(Rows from a dataset of charts and code)

-- START --

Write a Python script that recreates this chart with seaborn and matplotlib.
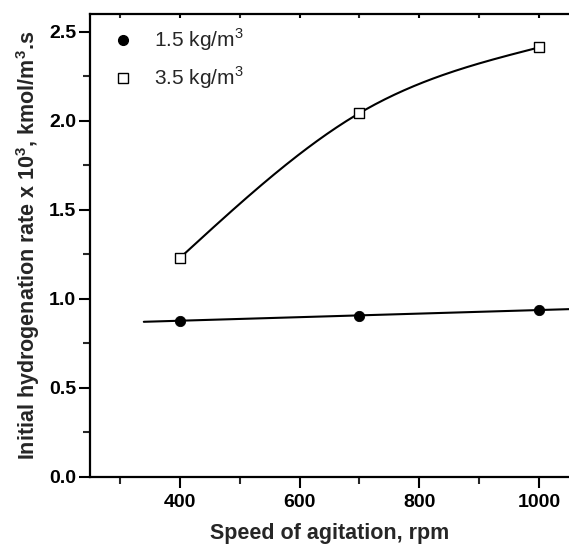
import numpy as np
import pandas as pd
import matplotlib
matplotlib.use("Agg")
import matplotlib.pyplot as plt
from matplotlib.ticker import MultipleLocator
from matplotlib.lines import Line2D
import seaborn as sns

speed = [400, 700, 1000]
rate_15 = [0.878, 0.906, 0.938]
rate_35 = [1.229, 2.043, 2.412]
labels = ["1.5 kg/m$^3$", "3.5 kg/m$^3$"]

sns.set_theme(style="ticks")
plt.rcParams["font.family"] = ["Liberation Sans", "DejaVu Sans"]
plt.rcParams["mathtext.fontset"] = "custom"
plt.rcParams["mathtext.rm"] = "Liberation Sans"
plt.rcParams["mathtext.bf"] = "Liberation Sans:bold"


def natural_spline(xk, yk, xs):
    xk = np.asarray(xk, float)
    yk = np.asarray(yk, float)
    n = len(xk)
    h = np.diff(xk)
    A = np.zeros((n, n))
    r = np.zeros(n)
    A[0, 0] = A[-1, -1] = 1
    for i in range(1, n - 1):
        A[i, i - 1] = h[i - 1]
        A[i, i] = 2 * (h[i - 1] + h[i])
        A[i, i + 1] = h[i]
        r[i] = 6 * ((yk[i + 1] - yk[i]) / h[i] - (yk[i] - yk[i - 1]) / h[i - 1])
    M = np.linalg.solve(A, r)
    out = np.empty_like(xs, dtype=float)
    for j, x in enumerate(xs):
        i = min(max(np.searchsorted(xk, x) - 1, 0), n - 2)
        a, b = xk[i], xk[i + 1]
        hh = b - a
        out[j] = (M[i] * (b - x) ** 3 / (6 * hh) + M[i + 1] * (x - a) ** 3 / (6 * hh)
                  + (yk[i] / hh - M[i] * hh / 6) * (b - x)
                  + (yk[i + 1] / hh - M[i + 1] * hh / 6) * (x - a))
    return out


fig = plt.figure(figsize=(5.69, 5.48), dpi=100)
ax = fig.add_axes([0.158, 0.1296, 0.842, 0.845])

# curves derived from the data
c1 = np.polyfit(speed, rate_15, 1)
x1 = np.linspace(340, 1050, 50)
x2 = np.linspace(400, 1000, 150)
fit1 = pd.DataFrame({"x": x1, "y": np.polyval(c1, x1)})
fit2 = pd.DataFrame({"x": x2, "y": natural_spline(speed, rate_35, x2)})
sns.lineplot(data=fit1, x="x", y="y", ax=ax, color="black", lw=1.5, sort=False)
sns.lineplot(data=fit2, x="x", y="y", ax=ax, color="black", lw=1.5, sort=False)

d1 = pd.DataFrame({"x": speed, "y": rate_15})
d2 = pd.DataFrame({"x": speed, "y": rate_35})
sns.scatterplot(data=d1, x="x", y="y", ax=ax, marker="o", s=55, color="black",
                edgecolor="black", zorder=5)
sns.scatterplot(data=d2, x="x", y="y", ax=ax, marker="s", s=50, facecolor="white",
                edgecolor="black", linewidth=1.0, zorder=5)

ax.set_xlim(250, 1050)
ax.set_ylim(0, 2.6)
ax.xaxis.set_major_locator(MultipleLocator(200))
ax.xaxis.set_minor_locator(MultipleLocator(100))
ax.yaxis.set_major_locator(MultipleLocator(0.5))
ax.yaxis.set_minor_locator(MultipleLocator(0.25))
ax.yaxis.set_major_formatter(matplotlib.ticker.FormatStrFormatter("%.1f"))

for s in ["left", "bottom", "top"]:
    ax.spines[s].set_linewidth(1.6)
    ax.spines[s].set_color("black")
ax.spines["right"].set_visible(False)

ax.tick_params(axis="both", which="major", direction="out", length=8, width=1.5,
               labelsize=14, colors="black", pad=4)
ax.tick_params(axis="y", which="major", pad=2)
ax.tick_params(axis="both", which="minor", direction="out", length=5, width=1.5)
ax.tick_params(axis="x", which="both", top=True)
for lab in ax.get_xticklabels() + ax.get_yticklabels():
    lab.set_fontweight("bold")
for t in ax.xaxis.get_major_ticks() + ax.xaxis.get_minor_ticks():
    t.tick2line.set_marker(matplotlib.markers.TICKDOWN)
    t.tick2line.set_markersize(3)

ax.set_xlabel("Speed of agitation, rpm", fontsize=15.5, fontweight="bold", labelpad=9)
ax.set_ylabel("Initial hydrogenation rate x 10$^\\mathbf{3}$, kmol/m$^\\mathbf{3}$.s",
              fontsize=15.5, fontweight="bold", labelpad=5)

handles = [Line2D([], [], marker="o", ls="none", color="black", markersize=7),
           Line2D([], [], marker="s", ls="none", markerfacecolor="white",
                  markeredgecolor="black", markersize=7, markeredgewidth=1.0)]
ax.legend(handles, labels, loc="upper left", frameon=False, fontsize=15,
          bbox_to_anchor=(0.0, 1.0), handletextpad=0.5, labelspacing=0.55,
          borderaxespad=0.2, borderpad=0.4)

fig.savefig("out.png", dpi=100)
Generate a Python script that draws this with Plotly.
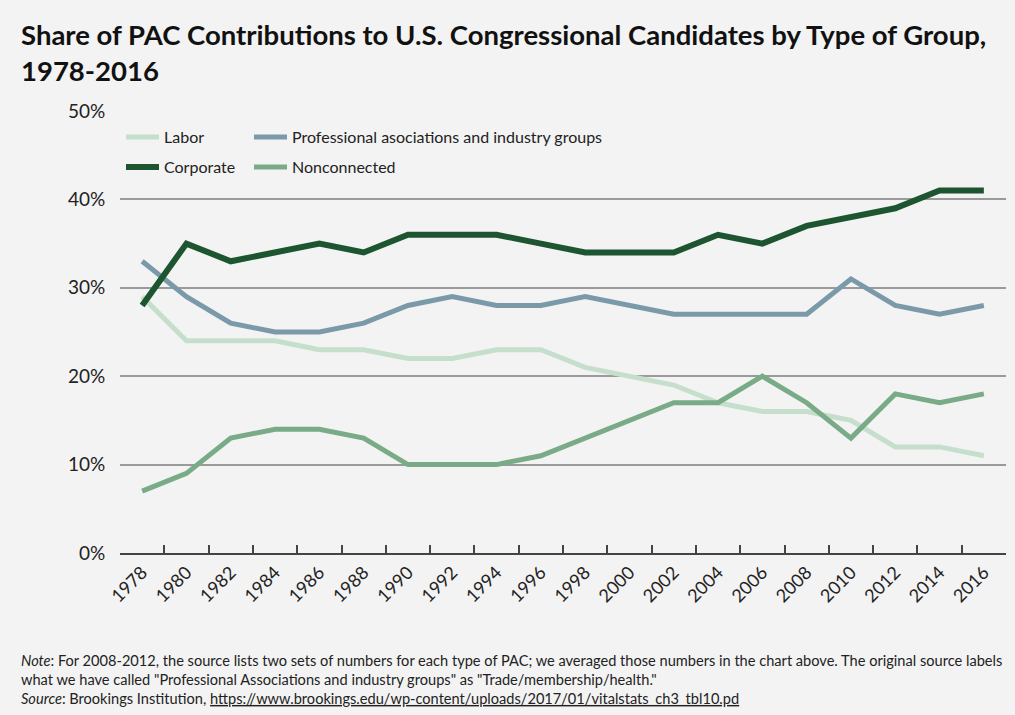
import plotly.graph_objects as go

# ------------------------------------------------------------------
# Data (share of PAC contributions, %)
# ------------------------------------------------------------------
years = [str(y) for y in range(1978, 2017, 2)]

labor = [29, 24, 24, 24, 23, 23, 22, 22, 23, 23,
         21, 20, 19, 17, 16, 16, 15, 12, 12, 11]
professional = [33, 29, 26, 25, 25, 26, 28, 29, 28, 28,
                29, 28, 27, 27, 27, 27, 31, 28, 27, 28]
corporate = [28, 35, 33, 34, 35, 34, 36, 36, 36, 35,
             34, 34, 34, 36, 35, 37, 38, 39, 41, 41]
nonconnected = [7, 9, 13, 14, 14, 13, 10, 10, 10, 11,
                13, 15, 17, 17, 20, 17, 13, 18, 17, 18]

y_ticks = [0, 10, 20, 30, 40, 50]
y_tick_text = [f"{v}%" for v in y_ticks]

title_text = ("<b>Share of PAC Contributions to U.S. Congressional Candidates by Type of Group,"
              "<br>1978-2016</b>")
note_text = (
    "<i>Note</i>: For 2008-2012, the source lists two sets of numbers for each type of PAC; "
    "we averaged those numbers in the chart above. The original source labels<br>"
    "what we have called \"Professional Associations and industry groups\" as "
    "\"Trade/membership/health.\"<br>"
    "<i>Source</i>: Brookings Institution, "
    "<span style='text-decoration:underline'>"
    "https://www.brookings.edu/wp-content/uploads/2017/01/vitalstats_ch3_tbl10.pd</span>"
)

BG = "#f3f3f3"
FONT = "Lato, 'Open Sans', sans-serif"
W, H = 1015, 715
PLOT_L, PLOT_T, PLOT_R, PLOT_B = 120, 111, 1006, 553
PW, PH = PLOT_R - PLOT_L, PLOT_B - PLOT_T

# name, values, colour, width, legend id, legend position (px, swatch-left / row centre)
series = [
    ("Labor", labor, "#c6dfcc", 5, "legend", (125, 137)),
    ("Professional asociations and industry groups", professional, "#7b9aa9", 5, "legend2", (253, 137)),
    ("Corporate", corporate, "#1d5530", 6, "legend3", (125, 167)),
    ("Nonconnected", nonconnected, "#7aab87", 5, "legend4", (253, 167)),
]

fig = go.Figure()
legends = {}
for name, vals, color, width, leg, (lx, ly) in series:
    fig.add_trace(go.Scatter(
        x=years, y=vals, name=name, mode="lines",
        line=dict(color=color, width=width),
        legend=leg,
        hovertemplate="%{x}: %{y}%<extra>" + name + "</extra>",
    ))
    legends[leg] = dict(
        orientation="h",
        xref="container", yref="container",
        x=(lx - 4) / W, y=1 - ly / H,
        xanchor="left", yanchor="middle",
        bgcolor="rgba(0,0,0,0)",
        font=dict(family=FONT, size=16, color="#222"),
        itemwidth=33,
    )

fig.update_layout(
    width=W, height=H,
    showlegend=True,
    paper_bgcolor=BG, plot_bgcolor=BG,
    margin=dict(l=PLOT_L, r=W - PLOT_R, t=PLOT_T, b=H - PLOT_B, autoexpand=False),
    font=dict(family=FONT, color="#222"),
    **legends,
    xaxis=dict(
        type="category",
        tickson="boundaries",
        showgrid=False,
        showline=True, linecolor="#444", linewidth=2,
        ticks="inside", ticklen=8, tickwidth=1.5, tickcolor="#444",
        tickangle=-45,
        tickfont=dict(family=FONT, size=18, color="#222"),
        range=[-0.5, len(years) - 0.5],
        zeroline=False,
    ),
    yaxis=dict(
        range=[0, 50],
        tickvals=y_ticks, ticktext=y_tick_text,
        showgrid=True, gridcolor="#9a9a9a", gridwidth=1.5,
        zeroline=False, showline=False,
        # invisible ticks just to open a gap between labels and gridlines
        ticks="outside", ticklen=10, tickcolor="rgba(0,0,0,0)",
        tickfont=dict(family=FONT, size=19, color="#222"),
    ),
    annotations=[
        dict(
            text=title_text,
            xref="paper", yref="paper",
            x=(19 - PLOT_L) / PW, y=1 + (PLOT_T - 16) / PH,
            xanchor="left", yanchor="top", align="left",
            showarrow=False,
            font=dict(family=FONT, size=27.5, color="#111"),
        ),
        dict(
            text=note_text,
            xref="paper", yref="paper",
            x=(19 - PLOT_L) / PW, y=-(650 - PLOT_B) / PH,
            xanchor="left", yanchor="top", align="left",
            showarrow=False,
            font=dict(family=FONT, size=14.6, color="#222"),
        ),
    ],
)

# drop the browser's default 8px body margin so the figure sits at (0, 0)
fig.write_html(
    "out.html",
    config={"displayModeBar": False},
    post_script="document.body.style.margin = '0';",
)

-- END --

- _The problem_
Restate word for word the lines that begin at the one with "Generate a Python" and end at the one with "years = [str(y)", including both, and leave every picture aside.

- _Response below_
Generate a Python script that draws this with Plotly.
import plotly.graph_objects as go

# ------------------------------------------------------------------
# Data (share of PAC contributions, %)
# ------------------------------------------------------------------
years = [str(y) for y in range(1978, 2017, 2)]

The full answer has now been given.